Facing the Porechye bridgehead was a Soviet combat unit with extremely strong artillery; according to interrogated prisoners this force had likewise planned to attack the bridgehead on 8th August. However, 6th Panzer Division got their blow in first. In this way they prevented what might have been a disastrous setback to the German offensive. Things were bad enough as they were. After the first day of fighting Corps seriously considered whether, in view of the casualties suffered, the offensive could be maintained. It was maintained only because of the optimistic appraisal of the situation by 1st Panzer Division. Lieutenant-Colonel Went von Wietersheim, commanding a combat unit, in particular was most reluctant to give up his hard-won ground. The optimism of Lieutenant-Colonel von Wietersheim and Lieutenant-Colonel Wenck, the Chief of Operations of 1st Panzer Division, proved justified. On the following
morning the regiments made good progress, broke through the enemy line, brought some relief to 6th Panzer Division in its difficult attack from its bridgehead towards Opolye, and pierced the 30-mile-deep belt of forest south of the Leningrad railway, the last natural obstacle before the metropolis on the Baltic Sea.

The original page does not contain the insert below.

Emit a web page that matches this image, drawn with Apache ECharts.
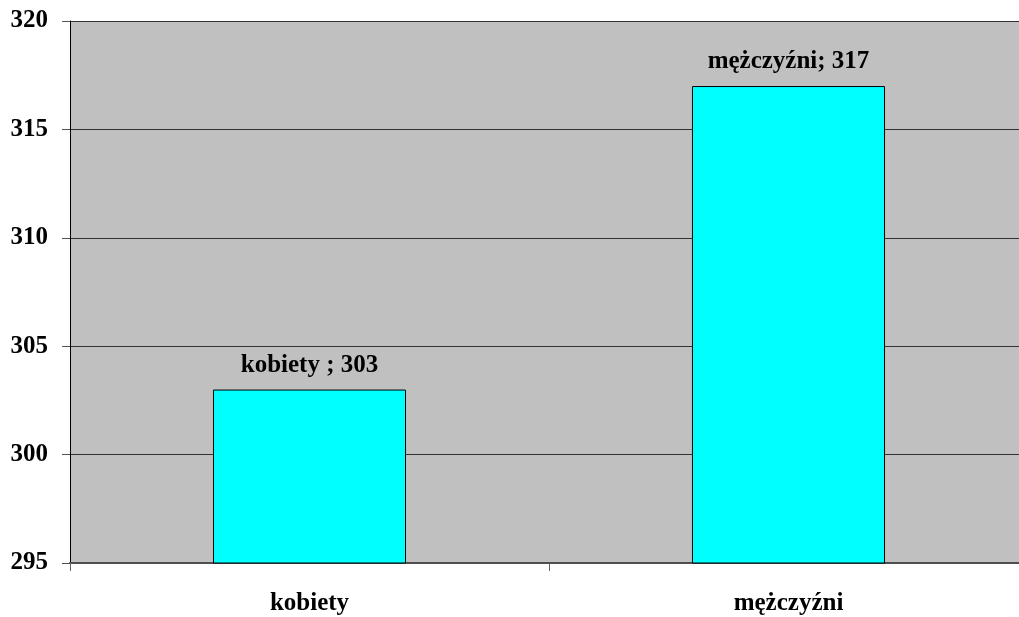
<!DOCTYPE html>
<html>
<head>
<meta charset="utf-8">
<script src="https://cdn.jsdelivr.net/npm/echarts@6/dist/echarts.min.js"></script>
<style>html,body{margin:0;padding:0;background:#fff;overflow:hidden}#c{width:1040px;height:617px}</style>
</head>
<body>
<div id="c"></div>
<script>
const categories = ['kobiety', 'mężczyźni'];
const barLabels = ['kobiety ', 'mężczyźni'];
const values = [303, 317];
const yTicks = [295, 300, 305, 310, 315, 320];

const chart = echarts.init(document.getElementById('c'), null, {renderer: 'canvas'});
const font = '"Liberation Serif", "Times New Roman", serif';
chart.setOption({
  animation: false,
  grid: {left: 70, top: 21, width: 958, height: 542, containLabel: false,
         show: true, backgroundColor: '#C0C0C0', borderWidth: 0},
  xAxis: {
    type: 'category', data: categories,
    axisLine: {show: true, lineStyle: {color: '#4d4d4d', width: 2}},
    axisTick: {show: true, length: 8, lineStyle: {color: '#666', width: 1}},
    axisLabel: {fontFamily: font, fontWeight: 'bold', fontSize: 25, color: '#000', margin: 28}
  },
  yAxis: {
    type: 'value', min: yTicks[0], max: yTicks[yTicks.length - 1], interval: 5,
    axisLine: {show: true, lineStyle: {color: '#000', width: 1}},
    axisTick: {show: true, length: 8, inside: false, lineStyle: {color: '#555'}},
    axisLabel: {fontFamily: font, fontWeight: 'bold', fontSize: 25, color: '#000', margin: 22},
    splitLine: {show: true, lineStyle: {color: '#333', width: 1}}
  },
  series: [{
    type: 'bar',
    data: values,
    barWidth: '40.3%',
    itemStyle: {color: '#00FFFF', borderColor: '#000', borderWidth: 1},
    label: {
      show: true, position: 'top', distance: 12,
      fontFamily: font, fontWeight: 'bold', fontSize: 25, color: '#000',
      formatter: p => barLabels[p.dataIndex] + '; ' + p.value
    }
  }]
});
</script>
</body>
</html>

The fighting continued. On 14th August all the divisions had gained the favourable open ground beyond the swampy forests. The enemy had been defeated. Only minor formations were now encountered. The battlefield was dotted with dozens of brand-new super-heavy Soviet tanks.
The road to Leningrad was once more clear. Only on the left flank was there still some threat from enemy forces withdrawing from Estonia in the direction of Leningrad. That was why Reinhardt did not advance right up to the edge of the city, although, as far as frontal opposition was concerned, he could have done so.
What then was needed? "We've got to have some forces to cover our flank," Hoepner requested, implored, and threatened. "Two divisions—even one division at a pinch—would be enough," he pleaded with Field-Marshal Ritter von Leeb. Hoepner was in a very similar situation to Guderian five weeks earlier, when he extorted from Kluge permission to continued his thrust from the Berezina over the Dnieper to Smolensk: "You're throwing away our victory if you don't let me go ahead," Guderian had implored Kluge. "You are throwing away our victory," was what Hoepner might have said to Field-Marshal Leeb.
On 15th August Leeb arrived in person at Hoepner's headquarters. After a heated discussion the Field-Marshal agreed to detach the experienced and combat-hardened 3rd Motorized Infantry Division from Manstein's Panzer Corps and to place it under Reinhardt's command.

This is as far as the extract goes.